**What the exercise asks:**
How many lines hold the string "diagram"? Give only the number.

**Source material:**

········

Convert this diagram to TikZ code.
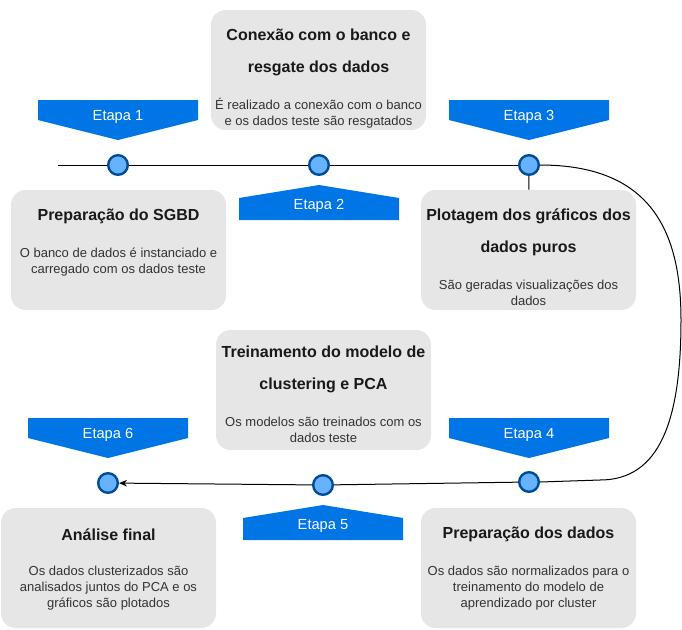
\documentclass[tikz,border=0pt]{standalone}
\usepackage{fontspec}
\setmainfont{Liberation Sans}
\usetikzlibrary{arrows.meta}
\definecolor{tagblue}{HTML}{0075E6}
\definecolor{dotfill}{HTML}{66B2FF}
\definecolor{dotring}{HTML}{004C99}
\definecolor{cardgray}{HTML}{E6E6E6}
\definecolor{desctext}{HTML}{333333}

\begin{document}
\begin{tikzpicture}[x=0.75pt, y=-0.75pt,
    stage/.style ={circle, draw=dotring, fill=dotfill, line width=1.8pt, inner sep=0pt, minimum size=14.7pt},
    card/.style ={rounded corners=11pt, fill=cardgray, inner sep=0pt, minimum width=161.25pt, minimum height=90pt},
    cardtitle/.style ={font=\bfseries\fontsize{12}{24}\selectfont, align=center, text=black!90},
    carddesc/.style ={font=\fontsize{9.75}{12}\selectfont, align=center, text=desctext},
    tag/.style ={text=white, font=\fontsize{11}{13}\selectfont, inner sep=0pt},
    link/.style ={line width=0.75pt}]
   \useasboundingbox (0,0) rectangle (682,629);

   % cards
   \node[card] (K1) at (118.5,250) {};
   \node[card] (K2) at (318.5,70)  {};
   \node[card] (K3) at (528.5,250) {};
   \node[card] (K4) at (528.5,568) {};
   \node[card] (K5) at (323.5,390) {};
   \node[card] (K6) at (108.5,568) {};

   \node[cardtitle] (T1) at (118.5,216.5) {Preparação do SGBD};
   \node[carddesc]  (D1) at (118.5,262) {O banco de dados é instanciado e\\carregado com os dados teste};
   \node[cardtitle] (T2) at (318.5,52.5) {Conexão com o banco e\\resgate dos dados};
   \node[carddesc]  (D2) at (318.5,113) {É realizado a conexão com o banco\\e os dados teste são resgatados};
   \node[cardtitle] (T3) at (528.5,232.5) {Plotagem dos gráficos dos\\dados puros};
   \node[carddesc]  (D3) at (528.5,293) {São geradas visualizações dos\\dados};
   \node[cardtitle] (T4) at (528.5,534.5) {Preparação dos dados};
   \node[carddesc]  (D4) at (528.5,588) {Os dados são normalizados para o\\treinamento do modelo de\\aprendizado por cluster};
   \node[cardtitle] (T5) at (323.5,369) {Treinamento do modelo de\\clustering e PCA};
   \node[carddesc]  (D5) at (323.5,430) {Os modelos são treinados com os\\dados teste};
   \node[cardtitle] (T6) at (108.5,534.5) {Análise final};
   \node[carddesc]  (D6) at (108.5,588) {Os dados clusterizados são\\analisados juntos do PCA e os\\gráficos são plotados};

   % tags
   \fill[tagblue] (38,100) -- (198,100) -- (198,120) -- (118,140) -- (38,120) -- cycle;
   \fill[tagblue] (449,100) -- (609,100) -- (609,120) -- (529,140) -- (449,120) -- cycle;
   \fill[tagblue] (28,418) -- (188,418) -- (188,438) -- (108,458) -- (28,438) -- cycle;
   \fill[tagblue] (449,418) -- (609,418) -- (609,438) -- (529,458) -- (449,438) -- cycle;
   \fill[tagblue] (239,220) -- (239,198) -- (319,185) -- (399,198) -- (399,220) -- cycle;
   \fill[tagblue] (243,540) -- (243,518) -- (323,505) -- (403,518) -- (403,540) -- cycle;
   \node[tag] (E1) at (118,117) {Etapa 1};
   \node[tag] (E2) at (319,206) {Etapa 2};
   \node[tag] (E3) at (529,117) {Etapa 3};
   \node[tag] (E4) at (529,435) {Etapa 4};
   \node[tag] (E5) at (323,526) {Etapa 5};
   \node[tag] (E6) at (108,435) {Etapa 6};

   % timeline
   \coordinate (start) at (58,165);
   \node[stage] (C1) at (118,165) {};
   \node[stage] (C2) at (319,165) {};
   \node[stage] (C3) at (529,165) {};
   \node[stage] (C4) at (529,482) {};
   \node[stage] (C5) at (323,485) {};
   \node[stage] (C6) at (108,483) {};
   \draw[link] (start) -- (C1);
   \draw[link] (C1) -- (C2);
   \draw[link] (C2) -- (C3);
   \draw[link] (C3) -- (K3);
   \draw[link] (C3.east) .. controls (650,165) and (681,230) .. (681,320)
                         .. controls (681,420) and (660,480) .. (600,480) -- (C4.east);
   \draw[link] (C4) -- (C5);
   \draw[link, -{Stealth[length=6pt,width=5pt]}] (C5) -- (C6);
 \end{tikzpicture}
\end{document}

········

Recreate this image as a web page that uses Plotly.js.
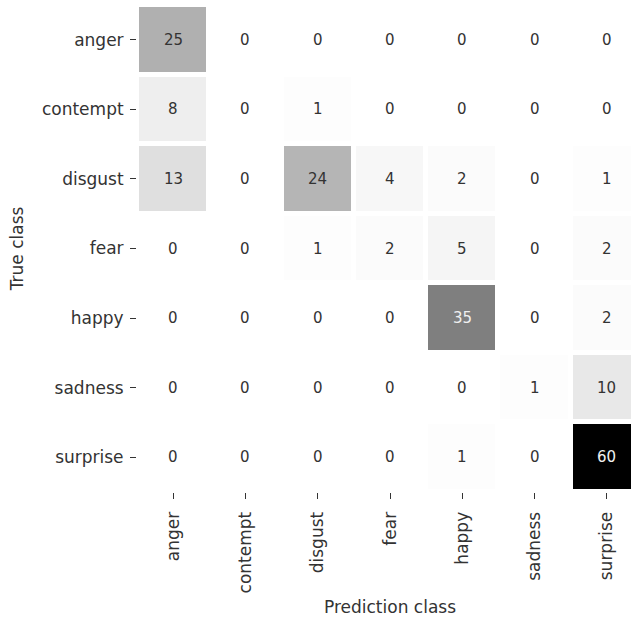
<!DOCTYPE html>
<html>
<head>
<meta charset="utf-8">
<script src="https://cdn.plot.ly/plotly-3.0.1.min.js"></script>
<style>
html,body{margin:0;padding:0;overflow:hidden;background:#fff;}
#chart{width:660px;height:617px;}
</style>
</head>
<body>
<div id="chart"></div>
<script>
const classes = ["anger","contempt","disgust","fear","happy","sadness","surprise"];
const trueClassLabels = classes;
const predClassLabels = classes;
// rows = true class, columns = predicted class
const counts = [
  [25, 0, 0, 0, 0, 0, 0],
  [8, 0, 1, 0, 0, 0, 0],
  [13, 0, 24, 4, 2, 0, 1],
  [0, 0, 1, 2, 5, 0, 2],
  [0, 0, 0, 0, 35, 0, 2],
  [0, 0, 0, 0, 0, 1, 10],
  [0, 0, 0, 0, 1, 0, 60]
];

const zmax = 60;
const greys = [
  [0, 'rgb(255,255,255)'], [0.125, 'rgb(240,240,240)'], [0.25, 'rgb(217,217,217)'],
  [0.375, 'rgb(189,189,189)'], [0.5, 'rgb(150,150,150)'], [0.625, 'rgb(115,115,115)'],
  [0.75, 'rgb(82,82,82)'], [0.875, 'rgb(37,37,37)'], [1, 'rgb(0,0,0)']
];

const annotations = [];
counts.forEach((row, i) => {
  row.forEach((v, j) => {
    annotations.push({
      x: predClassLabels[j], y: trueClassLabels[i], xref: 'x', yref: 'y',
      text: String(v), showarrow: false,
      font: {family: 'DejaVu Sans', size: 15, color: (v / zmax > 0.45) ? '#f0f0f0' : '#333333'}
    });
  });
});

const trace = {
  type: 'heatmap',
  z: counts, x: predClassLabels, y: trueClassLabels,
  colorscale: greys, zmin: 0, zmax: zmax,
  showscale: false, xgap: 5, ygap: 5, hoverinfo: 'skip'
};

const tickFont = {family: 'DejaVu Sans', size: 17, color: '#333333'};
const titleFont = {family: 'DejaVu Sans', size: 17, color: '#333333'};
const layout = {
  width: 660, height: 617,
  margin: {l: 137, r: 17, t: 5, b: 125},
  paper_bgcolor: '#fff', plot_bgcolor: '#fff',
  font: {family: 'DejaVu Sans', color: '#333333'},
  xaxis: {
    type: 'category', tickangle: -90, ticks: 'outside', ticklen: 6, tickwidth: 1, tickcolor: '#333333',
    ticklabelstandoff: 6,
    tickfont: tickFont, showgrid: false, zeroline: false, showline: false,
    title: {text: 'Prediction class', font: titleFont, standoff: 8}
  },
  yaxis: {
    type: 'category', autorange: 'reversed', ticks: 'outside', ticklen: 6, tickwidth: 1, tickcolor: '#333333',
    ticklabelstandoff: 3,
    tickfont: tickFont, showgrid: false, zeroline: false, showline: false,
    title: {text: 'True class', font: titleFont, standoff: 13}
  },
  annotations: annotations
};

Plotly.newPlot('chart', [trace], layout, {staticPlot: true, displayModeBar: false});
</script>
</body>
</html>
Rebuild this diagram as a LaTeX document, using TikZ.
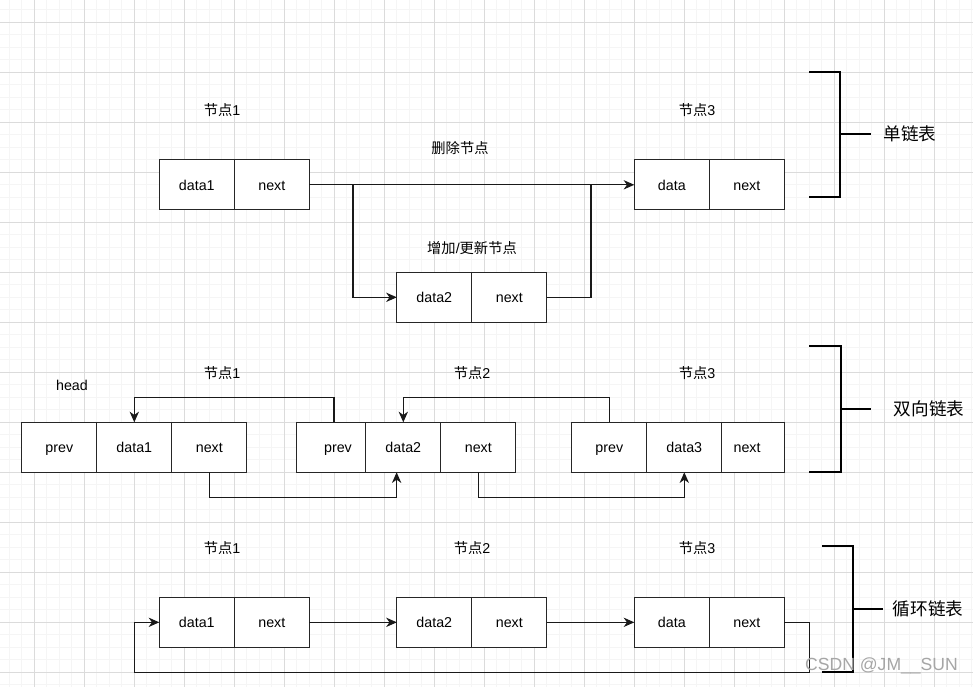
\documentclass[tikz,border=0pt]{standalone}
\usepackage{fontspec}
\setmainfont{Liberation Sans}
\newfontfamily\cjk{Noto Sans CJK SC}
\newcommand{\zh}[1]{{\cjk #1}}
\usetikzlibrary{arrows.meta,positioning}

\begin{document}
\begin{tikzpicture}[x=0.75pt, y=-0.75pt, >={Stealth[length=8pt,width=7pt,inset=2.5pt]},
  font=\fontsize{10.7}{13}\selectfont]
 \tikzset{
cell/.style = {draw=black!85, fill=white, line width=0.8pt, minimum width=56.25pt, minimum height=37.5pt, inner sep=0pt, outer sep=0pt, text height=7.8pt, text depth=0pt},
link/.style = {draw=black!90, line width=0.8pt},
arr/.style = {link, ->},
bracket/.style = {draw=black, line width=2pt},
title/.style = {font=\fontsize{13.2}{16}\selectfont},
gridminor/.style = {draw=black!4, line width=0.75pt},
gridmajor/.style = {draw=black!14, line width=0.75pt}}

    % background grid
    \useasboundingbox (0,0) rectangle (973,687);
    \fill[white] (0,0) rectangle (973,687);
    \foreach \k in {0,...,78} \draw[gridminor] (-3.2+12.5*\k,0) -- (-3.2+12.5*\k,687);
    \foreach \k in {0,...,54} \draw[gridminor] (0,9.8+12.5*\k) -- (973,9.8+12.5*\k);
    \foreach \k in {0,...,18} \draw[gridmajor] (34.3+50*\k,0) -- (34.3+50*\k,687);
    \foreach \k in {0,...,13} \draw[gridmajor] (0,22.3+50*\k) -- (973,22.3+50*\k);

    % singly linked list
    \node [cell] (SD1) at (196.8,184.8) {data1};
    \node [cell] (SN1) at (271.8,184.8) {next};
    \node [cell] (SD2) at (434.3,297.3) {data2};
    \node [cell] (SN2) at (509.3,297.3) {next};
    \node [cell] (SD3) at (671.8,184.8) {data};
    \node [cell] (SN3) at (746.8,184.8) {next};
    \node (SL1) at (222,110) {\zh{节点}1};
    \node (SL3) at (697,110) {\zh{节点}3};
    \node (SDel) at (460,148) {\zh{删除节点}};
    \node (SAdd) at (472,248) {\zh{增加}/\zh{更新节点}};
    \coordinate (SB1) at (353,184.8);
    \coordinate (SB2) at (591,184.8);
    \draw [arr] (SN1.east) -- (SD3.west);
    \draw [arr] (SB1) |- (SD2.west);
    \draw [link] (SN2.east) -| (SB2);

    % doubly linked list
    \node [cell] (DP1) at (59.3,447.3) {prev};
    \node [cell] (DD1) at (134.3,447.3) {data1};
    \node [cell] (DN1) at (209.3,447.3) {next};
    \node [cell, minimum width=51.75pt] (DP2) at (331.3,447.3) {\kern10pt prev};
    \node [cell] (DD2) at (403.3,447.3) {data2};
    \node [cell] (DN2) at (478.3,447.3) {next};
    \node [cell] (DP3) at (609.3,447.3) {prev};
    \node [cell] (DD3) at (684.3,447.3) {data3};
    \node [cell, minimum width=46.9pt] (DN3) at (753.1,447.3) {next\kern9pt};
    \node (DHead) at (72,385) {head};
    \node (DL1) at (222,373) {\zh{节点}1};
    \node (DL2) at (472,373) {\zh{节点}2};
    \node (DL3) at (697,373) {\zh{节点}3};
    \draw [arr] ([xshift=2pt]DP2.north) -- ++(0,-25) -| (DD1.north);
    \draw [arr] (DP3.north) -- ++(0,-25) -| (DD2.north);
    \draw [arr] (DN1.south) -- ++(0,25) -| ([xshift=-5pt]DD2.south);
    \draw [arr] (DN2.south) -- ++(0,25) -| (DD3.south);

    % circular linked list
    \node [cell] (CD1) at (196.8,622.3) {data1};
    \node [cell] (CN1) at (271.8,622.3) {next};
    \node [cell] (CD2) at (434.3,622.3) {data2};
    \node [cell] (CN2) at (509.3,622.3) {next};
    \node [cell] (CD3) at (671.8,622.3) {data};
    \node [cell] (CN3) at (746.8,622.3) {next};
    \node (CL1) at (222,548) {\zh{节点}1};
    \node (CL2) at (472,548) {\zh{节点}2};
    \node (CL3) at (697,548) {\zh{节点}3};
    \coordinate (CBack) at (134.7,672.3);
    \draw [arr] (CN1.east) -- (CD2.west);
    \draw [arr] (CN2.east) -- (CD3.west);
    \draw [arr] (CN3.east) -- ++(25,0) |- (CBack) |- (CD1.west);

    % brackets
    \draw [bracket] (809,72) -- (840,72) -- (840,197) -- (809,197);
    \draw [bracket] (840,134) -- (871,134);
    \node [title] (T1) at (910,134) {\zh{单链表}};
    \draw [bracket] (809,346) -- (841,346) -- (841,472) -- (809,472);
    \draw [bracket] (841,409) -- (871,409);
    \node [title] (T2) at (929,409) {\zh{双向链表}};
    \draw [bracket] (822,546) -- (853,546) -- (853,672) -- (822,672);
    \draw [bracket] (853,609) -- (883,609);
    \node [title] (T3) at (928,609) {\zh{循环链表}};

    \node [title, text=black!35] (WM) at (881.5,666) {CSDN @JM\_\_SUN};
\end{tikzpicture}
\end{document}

········

**Solution to this problem:**
2